En setiembre del 2008, la caída de la compañía de servicios financieros Lehman Brothers desencadenó un terremoto económico mundial. La llamada Gran Recesión, que se inició con la explosión de la burbuja inmobiliaria en EEUU, llegó a su clímax con la quiebra de Lehman, lo que generó una profunda crisis de confianza que desnudó los excesos de las grandes economías: su enorme endeudamiento público y privado, la fragilidad de su sistema financiero pobremente regulado, la insostenibilidad de sus sistemas de bienestar social, su falta de competitividad y sus rígidos mercados de trabajo que discriminan a los más jóvenes.
Para el Perú, por otro lado, el 2008 fue un año brillante: la economía creció casi 10%, la inversión privada –que representa más del 80% de la inversión total– aumentó 25,8%, aumentó el empleo y la recaudación fiscal de manera notable, y la pobreza siguió decreciendo fuertemente.

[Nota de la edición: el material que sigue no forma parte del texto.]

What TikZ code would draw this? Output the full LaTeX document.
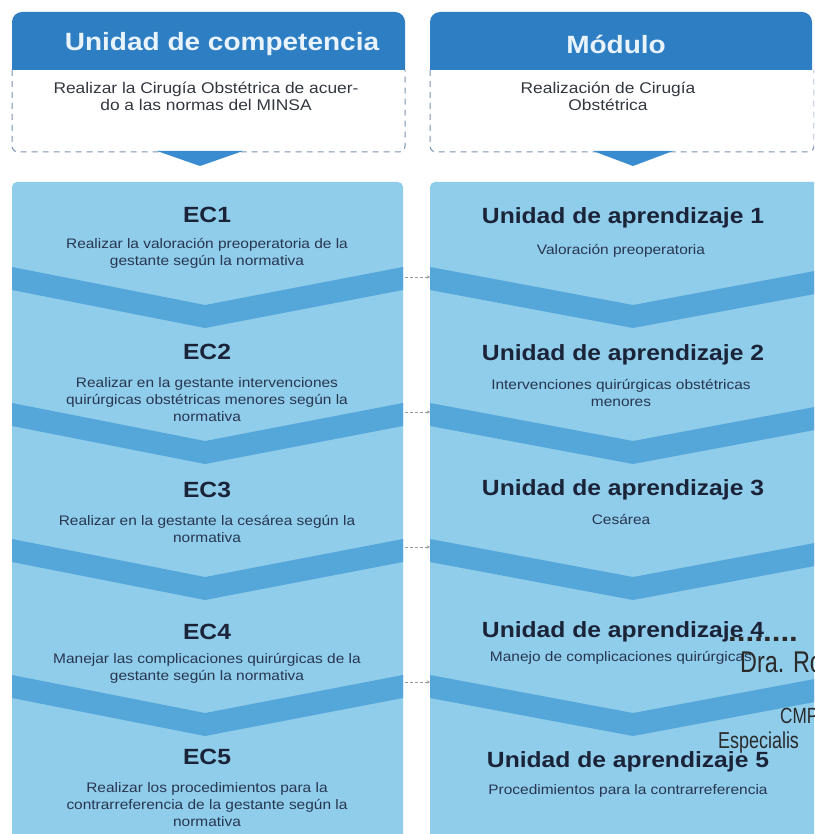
\documentclass[tikz,border=0pt]{standalone}
\usepackage{fontspec}
\setmainfont{Liberation Sans}[FakeStretch=1.12]
\newfontfamily\stampfont{Liberation Sans}[FakeStretch=0.78]
\usetikzlibrary{arrows.meta}
\definecolor{hdr}{HTML}{2D7EC3}
\definecolor{hdrtext}{HTML}{E8F3FB}
\definecolor{bodyc}{HTML}{8FCDEB}
\definecolor{bandc}{HTML}{55A7DA}
\definecolor{tric}{HTML}{3A8CD0}
\definecolor{dashc}{HTML}{7893B3}
\definecolor{titc}{HTML}{1B2338}
\definecolor{descc}{HTML}{283650}
\definecolor{wtc}{HTML}{333840}
\definecolor{stampc}{HTML}{2A2A2A}
\tikzset{
  hdrtxt/.style={text=hdrtext, font=\fontsize{25}{28}\selectfont\bfseries, inner sep=0pt},
  wtxt/.style={text=wtc, align=center, font=\fontsize{15.5}{17}\selectfont, inner sep=0pt},
  titletxt/.style={text=titc, font=\fontsize{22}{26}\selectfont\bfseries, inner sep=0pt},
  desctxt/.style={text=descc, align=center, font=\fontsize{13.8}{17}\selectfont, inner sep=0pt},
  stamptxt/.style={text=stampc, inner sep=0pt, anchor=west},
  conn/.style={draw=gray!80, dashed, dash pattern=on 3pt off 2pt, line width=0.6pt, -{Stealth[length=3pt,width=3pt]}},
  dashbox/.style={draw=dashc, line width=1pt, dash pattern=on 6pt off 5pt},
}
\begin{document}
\begin{tikzpicture}[x=1pt,y=-1pt]
\useasboundingbox (0,0) rectangle (814,834);
\clip (0,0) rectangle (814,834);
\fill[white] (0,0) rectangle (814,834);

% bodies
\fill[bodyc, rounded corners=5pt] (12,182) rectangle (403,860);
\fill[bodyc, rounded corners=5pt] (430,182) rectangle (850,860);

% chevron bands
\foreach \n in {0,1,2,3}{
  \pgfmathsetmacro{\ya}{267+136*\n}
  \fill[bandc] (12,\ya) -- (205,\ya+38) -- (403,\ya) -- (403,\ya+23) -- (205,\ya+61) -- (12,\ya+23) -- cycle;
  \fill[bandc] (430,\ya) -- (633,\ya+38) -- (836,\ya) -- (836,\ya+23) -- (633,\ya+61) -- (430,\ya+23) -- cycle;
}

% headers
\fill[hdr] (12,70) [rounded corners=10pt]-- (12,12) -- (405,12) [sharp corners]-- (405,70) -- cycle;
\fill[hdr] (430,70) [rounded corners=10pt]-- (430,12) -- (812,12) [sharp corners]-- (812,70) -- cycle;

% dashed boxes
\draw[dashbox] (12,70) [rounded corners=6pt]-- (12,152) -- (405,152) [sharp corners]-- (405,70);
\draw[dashbox] (430,70) [rounded corners=6pt]-- (430,152) -- (814,152) [sharp corners]-- (814,70);

% triangles
\fill[tric] (157,151) -- (243,151) -- (200,166) -- cycle;
\fill[tric] (593,151) -- (673,151) -- (633,166) -- cycle;

% header texts
\node[hdrtxt] (hc) at (222,44) {Unidad de competencia};
\node[hdrtxt] (hm) at (616,44) {Módulo};

\node[wtxt] (uc) at (206,96) {Realizar la Cirugía Obstétrica de acuer-\\do a las normas del MINSA};
\node[wtxt] (mod) at (608,96) {Realización de Cirugía\\Obstétrica};

% left column
\node[titletxt] (ec1) at (207,215) {EC1};
\node[desctxt] (ec1d) at (207,253.5) {Realizar la valoración preoperatoria de la\\gestante según la normativa};
\node[titletxt] (ec2) at (207,352) {EC2};
\node[desctxt] (ec2d) at (207,400) {Realizar en la gestante intervenciones\\quirúrgicas obstétricas menores según la\\normativa};
\node[titletxt] (ec3) at (207,490) {EC3};
\node[desctxt] (ec3d) at (207,529) {Realizar en la gestante la cesárea según la\\normativa};
\node[titletxt] (ec4) at (207,632) {EC4};
\node[desctxt] (ec4d) at (207,668.5) {Manejar las complicaciones quirúrgicas de la\\gestante según la normativa};
\node[titletxt] (ec5) at (207,757) {EC5};
\node[desctxt] (ec5d) at (207,805) {Realizar los procedimientos para la\\contrarreferencia de la gestante según la\\normativa};

% right column
\node[titletxt] (ua1) at (623,218) {Unidad de aprendizaje 1};
\node[desctxt] (ua1d) at (621,251) {Valoración preoperatoria};
\node[titletxt] (ua2) at (623,355) {Unidad de aprendizaje 2};
\node[desctxt] (ua2d) at (621,392.5) {Intervenciones quirúrgicas obstétricas\\menores};
\node[titletxt] (ua3) at (623,490) {Unidad de aprendizaje 3};
\node[desctxt] (ua3d) at (621,519) {Cesárea};
\node[titletxt] (ua4) at (623,632) {Unidad de aprendizaje 4};
\node[desctxt] (ua4d) at (621,658) {Manejo de complicaciones quirúrgicas};
\node[titletxt] (ua5) at (628,762) {Unidad de aprendizaje 5};
\node[desctxt] (ua5d) at (628,791) {Procedimientos para la contrarreferencia};

% connectors
\foreach \n in {1,2,3,4}{
  \pgfmathsetmacro{\yc}{277+135*(\n-1)}
  \coordinate (cl\n) at (405,\yc);
  \coordinate (cr\n) at (430,\yc);
  \draw[conn] (cl\n) -- (cr\n);
}

% stamp overlay
\node[stamptxt, anchor=base west, font=\fontsize{28}{28}\selectfont\bfseries] (st0) at (728,641) {........};
\node[stamptxt, font=\stampfont\fontsize{30}{30}\selectfont] (st1) at (740,662) {Dra. Ro};
\node[stamptxt, font=\stampfont\fontsize{22}{22}\selectfont] (st2) at (780,716) {CMP};
\node[stamptxt, font=\stampfont\fontsize{23}{23}\selectfont] (st3) at (718,743) {Especialis};
\end{tikzpicture}
\end{document}
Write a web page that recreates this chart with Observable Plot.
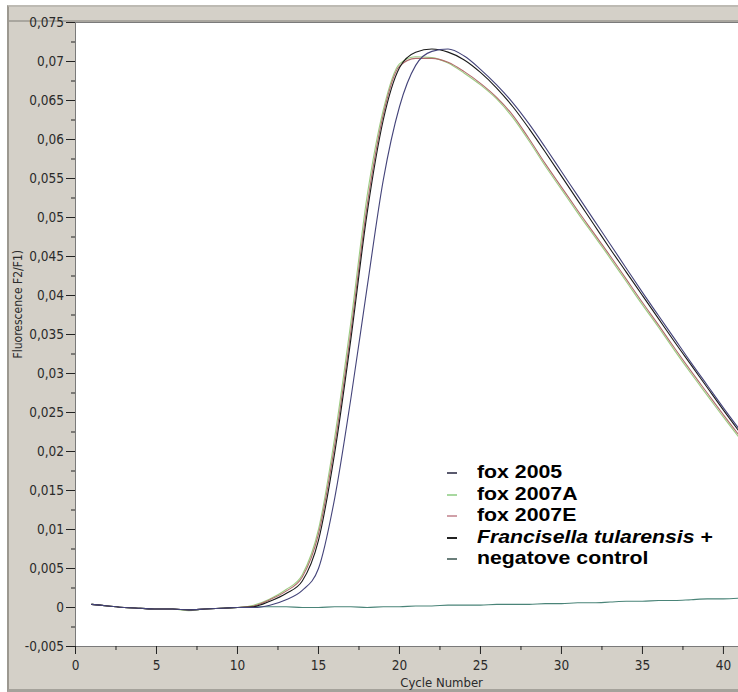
<!DOCTYPE html>
<html><head><meta charset="utf-8">
<script src="https://cdn.jsdelivr.net/npm/d3@7"></script>
<script src="https://cdn.jsdelivr.net/npm/@observablehq/plot@0.6"></script>
<style>
body{margin:0;background:#fff;}
#wrap{position:relative;width:738px;height:692px;overflow:hidden;background:#fff;}
#panel{position:absolute;left:7px;top:5px;right:0;bottom:0;box-sizing:border-box;background:#d4d0c8;border-left:2px solid #9c9890;border-top:2px solid #bdbab3;border-bottom:3px solid #a5a29b;}
#topline{position:absolute;left:9px;right:0;top:20px;height:2px;background:#a9a69f;}
#chart{position:absolute;left:0;top:0;}
#title{position:absolute;left:199px;top:-44px;font:bold 40px 'Liberation Sans',Arial,sans-serif;line-height:40px;color:#2a2ad0;}
#legend{position:absolute;left:447px;top:461px;font:bold 18.5px 'Liberation Sans',Arial,sans-serif;color:#000;}
#legend .row{height:21.5px;line-height:21.5px;white-space:nowrap;position:relative;}
#legend .sw{position:absolute;left:0;top:11px;width:10px;height:2px;}
#legend .lab{display:inline-block;margin-left:30px;transform:scaleX(1.15);transform-origin:left center;}
</style></head>
<body>
<div id="wrap"><div id="title">g</div><div id="panel"></div><div id="topline"></div><div id="chart"></div><div id="legend"></div></div>
<script>
const cycles = [1,2,3,4,5,6,7,8,9,10,11,12,13,14,15,16,17,18,19,20,21,22,23,24,25,26,27,28,29,30,31,32,33,34,35,36,37,38,39,40,41];
const seriesNames = ["fox 2005","fox 2007A","fox 2007E","Francisella tularensis +","negatove control"];
const lineColors = ["#44447a","#9ccc82","#b06a6a","#1a1a1a","#4a8478"];
const swatchColors = ["#5a5a6e","#a8d8a0","#d0a0a8","#222222","#6a7e7a"];
const fox2005 = [0.0004,0.0002,0.0000,-0.0001,-0.0002,-0.0002,-0.0003,-0.0002,-0.0001,0.0000,0.0000,0.0003,0.0010,0.0022,0.0050,0.0140,0.0268,0.0410,0.0548,0.0642,0.0695,0.0713,0.0716,0.0707,0.0690,0.0670,0.0647,0.0620,0.0590,0.0559,0.0528,0.0497,0.0466,0.0435,0.0404,0.0374,0.0344,0.0314,0.0285,0.0256,0.0228];
const fox2007A = [0.0004,0.0002,0.0000,-0.0001,-0.0002,-0.0002,-0.0004,-0.0002,-0.0001,0.0000,0.0003,0.0011,0.0023,0.0042,0.0100,0.0218,0.0366,0.0527,0.0638,0.0697,0.0706,0.0705,0.0698,0.0685,0.0670,0.0652,0.0628,0.0598,0.0566,0.0536,0.0506,0.0477,0.0448,0.0418,0.0388,0.0359,0.0329,0.0300,0.0272,0.0244,0.0217];
const fox2007E = [0.0004,0.0002,0.0000,-0.0001,-0.0002,-0.0002,-0.0003,-0.0002,-0.0001,0.0000,0.0002,0.0010,0.0021,0.0039,0.0094,0.0208,0.0354,0.0515,0.0632,0.0694,0.0704,0.0704,0.0699,0.0687,0.0672,0.0654,0.0631,0.0601,0.0569,0.0539,0.0509,0.0480,0.0451,0.0421,0.0391,0.0362,0.0332,0.0303,0.0275,0.0247,0.0220];
const francisella = [0.0004,0.0002,0.0000,-0.0001,-0.0002,-0.0002,-0.0003,-0.0002,-0.0001,0.0000,0.0001,0.0008,0.0018,0.0034,0.0086,0.0198,0.0344,0.0505,0.0625,0.0692,0.0712,0.0716,0.0712,0.0702,0.0686,0.0666,0.0642,0.0614,0.0584,0.0553,0.0522,0.0491,0.0460,0.0430,0.0400,0.0370,0.0340,0.0311,0.0282,0.0253,0.0225];
const negControl = [0.0004,0.0002,0.0000,-0.0001,-0.0002,-0.0002,-0.0003,-0.0002,-0.0001,0.0000,0.0001,0.0001,0.0001,0.0000,0.0000,0.0001,0.0001,0.0000,0.0001,0.0001,0.0002,0.0002,0.0003,0.0003,0.0003,0.0004,0.0004,0.0004,0.0005,0.0005,0.0006,0.0006,0.0007,0.0008,0.0008,0.0009,0.0009,0.0010,0.0011,0.0011,0.0012];
const yTicks = [-0.005,0,0.005,0.01,0.015,0.02,0.025,0.03,0.035,0.04,0.045,0.05,0.055,0.06,0.065,0.07,0.075];
const yMinor = [-0.0025,0.0025,0.0075,0.0125,0.0175,0.0225,0.0275,0.0325,0.0375,0.0425,0.0475,0.0525,0.0575,0.0625,0.0675,0.0725];
const xTicks = [0,5,10,15,20,25,30,35,40];
const xMinor = [2.5,7.5,12.5,17.5,22.5,27.5,32.5,37.5];

const allSeries = [fox2005, fox2007A, fox2007E, francisella, negControl];
const drawOrder = [4,1,2,3,0];
const rows = [];
for (const si of drawOrder) {
  allSeries[si].forEach((v,i) => rows.push({cycle: cycles[i], value: v, series: seriesNames[si], color: lineColors[si]}));
}
const fmt = d => d === 0 ? "0" : String(+d.toFixed(4)).replace(".", ",");
const font = "'Liberation Sans Narrow','DejaVu Sans Condensed',Arial,sans-serif";

const chart = Plot.plot({
  width: 738, height: 692,
  marginLeft: 75, marginTop: 22, marginBottom: 46, marginRight: 0,
  x: {domain: [0, 40.93]},
  y: {domain: [-0.005, 0.075]},
  style: {background: "transparent", fontFamily: font, color: "#222"},
  marks: [
    Plot.frame({fill: "white", stroke: "#7a7a7a"}),
    Plot.line(rows, {x: "cycle", y: "value", z: "series", stroke: "color", strokeWidth: 1.1, curve: "monotone-x", clip: true}),
    Plot.axisY(yTicks, {tickSize: 9, tickPadding: 2.5, tickFormat: fmt, fontSize: 13.5, fill: "#2a2a2a", label: null}),
    Plot.axisY(yMinor, {tickSize: 4, tickFormat: () => "", label: null}),
    Plot.axisX(xTicks, {tickSize: 8, tickPadding: 6, fontSize: 13.5, fill: "#2a2a2a", label: null}),
    Plot.axisX(xMinor, {tickSize: 4, tickFormat: () => "", label: null}),
    Plot.text(["Fluorescence F2/F1)"], {frameAnchor: "left", rotate: -90, dx: -57, dy: 24, fontSize: 12, fill: "#2a2a2a"}),
    Plot.text(["Cycle Number"], {x: [22.6], frameAnchor: "bottom", dy: 40, fontSize: 13, fill: "#2a2a2a"})
  ]
});
document.getElementById("chart").appendChild(chart);

const legend = document.getElementById("legend");
seriesNames.forEach((name, i) => {
  const row = document.createElement("div");
  row.className = "row";
  const sw = document.createElement("span");
  sw.className = "sw"; sw.style.background = swatchColors[i];
  const lab = document.createElement("span");
  lab.className = "lab";
  if (name.startsWith("Francisella")) {
    const it = document.createElement("i");
    it.textContent = "Francisella tularensis";
    lab.appendChild(it);
    lab.appendChild(document.createTextNode(" +"));
  } else lab.textContent = name;
  row.appendChild(sw); row.appendChild(lab);
  legend.appendChild(row);
});
</script>
</body></html>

En cambio, al año siguiente el crecimiento se desplomó hasta solo 0,9% en medio de la desconfianza e incertidumbre causadas por la crisis internacional. El Perú no tenía los problemas subyacentes de los países en crisis, sino todo lo contrario: el país poseía sólidos fundamentos económicos: superávit fiscal, reservas internacionales cuantiosas, una deuda pública pequeña y un Tesoro Público con dinero ahorrado equivalente a más del 10% del PBI. En otras palabras, el Perú estaba dotado para capear la crisis sin recurrir a ayuda externa alguna. ¿Qué había sucedido entonces para justificar semejante freno? Sucede que la crisis externa había diezmado la confianza empresarial de manera tan grave que la inversión privada, lejos de crecer vigorosamente como el año anterior, cayó en más de 15%. No solo eso: la erosión de la confianza fue tan grande que provocó que las empresas disminuyeran su ritmo de producción y sus importaciones, lo que hizo que sus stocks cayeran de manera abrupta. Solo estos dos factores, la caída de la inversión y de los stocks, provocados por la desconfianza empresarial fueron responsables de 7,1% menos de crecimiento en el 2009. Es decir, el desánimo empresarial, originado en el extranjero, causó que la economía peruana creciera 0,9% en lugar de 8%. Esos 7,1 puntos porcentuales de menor crecimiento significaron unos 350.000 menos empleos y 5.300 millones de soles de menor recaudación fiscal.
Es fácil comprobar que el crecimiento y empleo del Perú actual dependen de manera decisiva del comportamiento del sector privado y este, a su vez, sigue de manera asombrosa al nivel de confianza, tal como se ve en el gráfico donde hemos desplazado hacia adelante dos trimestres la fecha del nivel de confianza registrado para comprobar que coincide de manera casi perfecta con el comportamiento de la inversión privada como realmente ocurrió.
Hace dos meses el Presidente Humala criticaba, de manera quizá poco elegante, a los gobiernos anteriores por atribuirse el mérito del crecimiento económico que hoy disfrutamos. Tenía razón; el crecimiento actual es mérito de la laboriosidad de nuestro pueblo y el empuje de empresarios grandes y pequeños, pero se equivoca el presidente al no reparar en que su actual popularidad se basa en ese crecimiento que puede desvanecerse, ya no por la crisis externa, sino por el daño auto infligido a la confianza que produce la clarísima marca estatista de los últimos anuncios de su Gobierno, por sugerir que en Venezuela hay ejemplos a seguir, por la aparente indiferencia ante importantes proyectos paralizados o postergados en minería y petróleo, por la falta de pericia y compromiso para conducir los procesos de consulta previa, por la falta de disposición en enfrentar al terrorismo blanco del movimiento antiminero, y por su ambigüedad frente a la suspicacia que rodea una eventual candidatura de su esposa. En efecto, el presidente parece estar jugando con fuego sin reparar que su popularidad puede incinerarse si ocasiona el fin de la bonanza económica, esta vez ya no a causa de eventos que suceden a miles de kilómetros, sino por actos originados en su propia casa.